Provided data:

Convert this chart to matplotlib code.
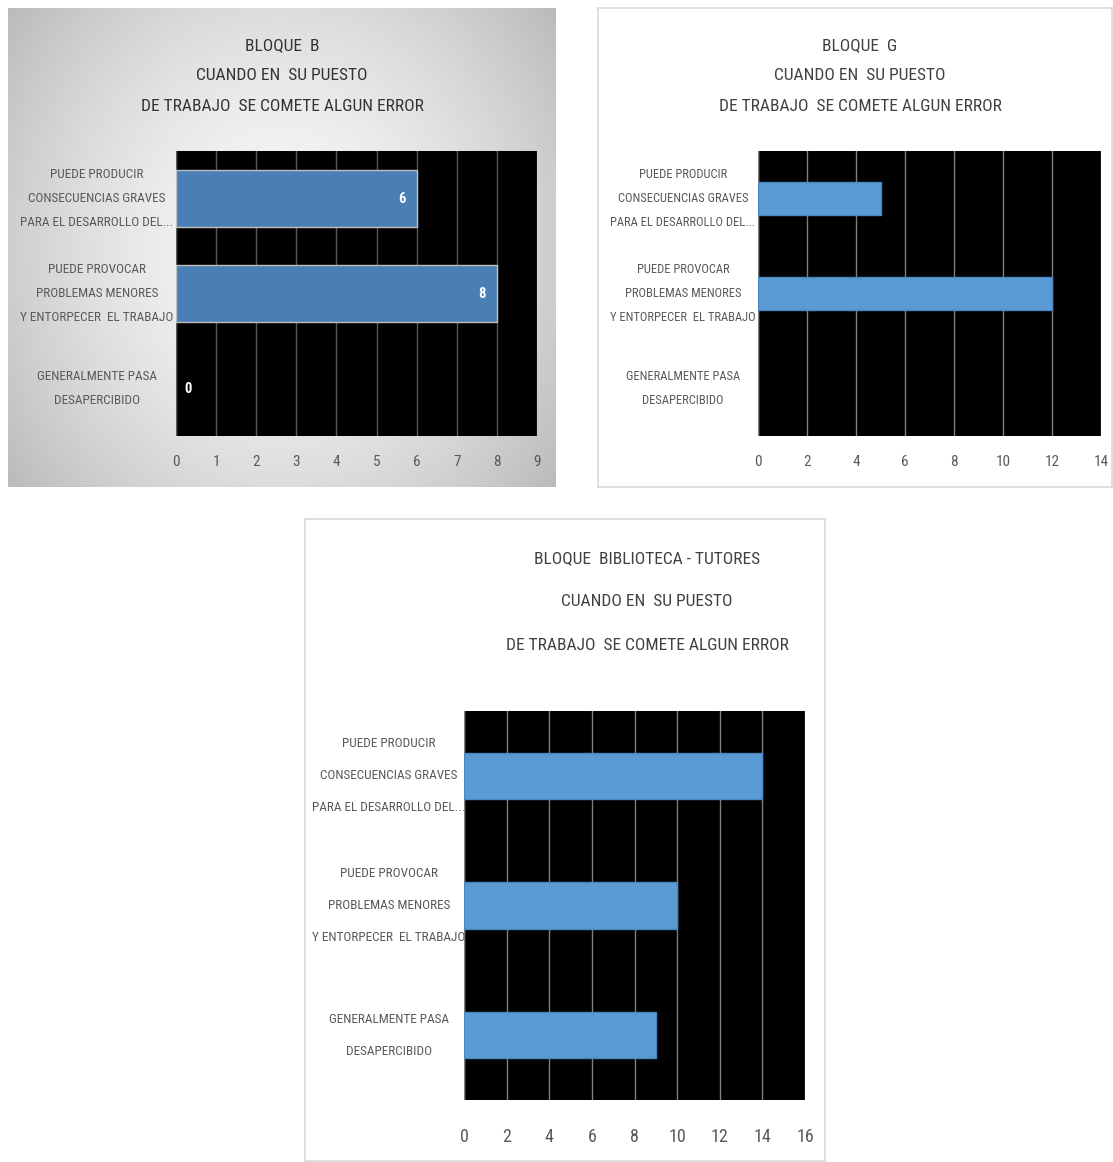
import numpy as np
import matplotlib
matplotlib.use("Agg")
import matplotlib.pyplot as plt
from matplotlib import font_manager

# prefer a condensed sans face when the system has one
NARROW = {"condensed", "semi-condensed", "extra-condensed", "ultra-condensed"}
FONT, STRETCH = "Liberation Sans", "normal"
for pref in ["Liberation Sans Narrow", "Roboto Condensed", "Open Sans Condensed",
             "Noto Sans Condensed", "DejaVu Sans Condensed"]:
    if any(f.name == pref for f in font_manager.fontManager.ttflist):
        FONT = pref
        break
else:
    for fam in ["Roboto", "Noto Sans", "Open Sans", "DejaVu Sans"]:
        hits = [f for f in font_manager.fontManager.ttflist
                if f.name == fam and str(f.stretch) in NARROW]
        if hits:
            FONT, STRETCH = fam, hits[0].stretch
            break
plt.rcParams["font.family"] = [FONT, "DejaVu Sans"]
plt.rcParams["font.stretch"] = STRETCH

W, H = 1113, 1162

categorias = [
    "PUEDE PRODUCIR\nCONSECUENCIAS GRAVES\nPARA EL DESARROLLO DEL...",
    "PUEDE PROVOCAR\nPROBLEMAS MENORES\nY ENTORPECER  EL TRABAJO",
    "GENERALMENTE PASA\nDESAPERCIBIDO",
]
bloque_b = [6, 8, 0]
bloque_g = [5, 12, 0]
bloque_bib = [14, 10, 9]

titulo_b = "BLOQUE  B\nCUANDO EN  SU PUESTO\nDE TRABAJO  SE COMETE ALGUN ERROR"
titulo_g = "BLOQUE  G\nCUANDO EN  SU PUESTO\nDE TRABAJO  SE COMETE ALGUN ERROR"
titulo_bib = "BLOQUE  BIBLIOTECA - TUTORES\nCUANDO EN  SU PUESTO\nDE TRABAJO  SE COMETE ALGUN ERROR"


def rect(x0, y0, x1, y1):
    # pixel box (top-left origin) -> figure fraction rect
    return [x0 / W, 1 - y1 / H, (x1 - x0) / W, (y1 - y0) / H]


def panel(fig, box, gradient=False):
    ax = fig.add_axes(rect(*box))
    ax.set_xticks([])
    ax.set_yticks([])
    if gradient:
        xx, yy = np.meshgrid(np.linspace(-1, 1, 300), np.linspace(-1, 1, 300))
        d = np.sqrt(xx ** 2 + 0.6 * yy ** 2) / np.sqrt(1.6)
        img = 0.97 - 0.24 * d ** 1.6
        ax.imshow(img, cmap="gray", vmin=0, vmax=1, extent=[0, 1, 0, 1],
                  aspect="auto")
        for s in ax.spines.values():
            s.set_visible(False)
    else:
        ax.set_facecolor("white")
        for s in ax.spines.values():
            s.set_color("#d9d9d9")
            s.set_linewidth(1.2)
    return ax


def barras(fig, box, valores, xmax, step, alto, color, edge, grid_color,
           lbl_size, lbl_x, lbl_spacing, tick_size, tick_pad, etiquetas=False):
    ax = fig.add_axes(rect(*box))
    ax.set_facecolor("black")
    y = np.arange(len(valores))
    bars = ax.barh(y, valores, height=alto, color=color, edgecolor=edge,
                   linewidth=1.0, zorder=3)
    for b, v in zip(bars, valores):
        if v == 0:
            b.set_linewidth(0)
    ax.set_xlim(0, xmax)
    ax.set_ylim(len(valores) - 0.5, -0.5)
    ax.set_xticks(np.arange(0, xmax + 1, step))
    ax.set_yticks([])
    ax.tick_params(axis="x", length=0, pad=tick_pad, labelsize=tick_size,
                   labelcolor="#595959")
    ax.grid(axis="x", color=grid_color, linewidth=1.0, zorder=1)
    for s in ax.spines.values():
        s.set_visible(False)
    ax.axvline(0, color=grid_color, linewidth=1.0, zorder=2)

    # category names, centred in the left margin
    tr = matplotlib.transforms.blended_transform_factory(fig.transFigure,
                                                         ax.transData)
    for yi, txt in zip(y, categorias):
        ax.text(lbl_x / W, yi, txt, transform=tr, ha="center", va="center",
                fontsize=lbl_size, color="#595959", linespacing=lbl_spacing,
                clip_on=False)

    if etiquetas:
        for yi, v in zip(y, valores):
            off, ha = (-8, "right") if v > 0 else (6, "left")
            ax.annotate(str(v), (v, yi), xytext=(off, 0),
                        textcoords="offset points", ha=ha, va="center",
                        color="white", fontsize=10.5, fontweight="bold",
                        zorder=4)
    return ax


fig = plt.figure(figsize=(W / 100, H / 100), dpi=100)
fig.patch.set_facecolor("white")

# Bloque B
panel(fig, (8, 8, 556, 487), gradient=True)
barras(fig, (176, 151, 537, 436), bloque_b, 9, 1, 0.61, "#4a7fb6", "#bfbfbf",
       "#595959", 9.5, 97, 2.12, 11, 14, etiquetas=True)
fig.text(282 / W, 1 - 76 / H, titulo_b, ha="center", va="center",
         fontsize=12.5, color="#333333", linespacing=2.3)

# Bloque G
panel(fig, (598, 8, 1112, 487))
barras(fig, (758, 151, 1101, 436), bloque_g, 14, 2, 0.35, "#5b9bd5",
       "#4a86c0", "#7f7f7f", 9, 683, 2.14, 11, 14)
fig.text(860 / W, 1 - 76 / H, titulo_g, ha="center", va="center",
         fontsize=12.5, color="#404040", linespacing=2.3)

# Bloque Biblioteca - Tutores
panel(fig, (305, 519, 825, 1161))
barras(fig, (464, 711, 805, 1100), bloque_bib, 16, 2, 0.355, "#5b9bd5",
       "#4a86c0", "#7f7f7f", 9.5, 389, 2.9, 13, 20)
fig.text(647 / W, 1 - 602 / H, titulo_bib, ha="center", va="center",
         fontsize=12.5, color="#404040", linespacing=3.35)

fig.savefig("out.png", dpi=100)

Aim: Find how many lines in the listing contain the word "matplotlib" and give that count alone.

Finished exercise: 6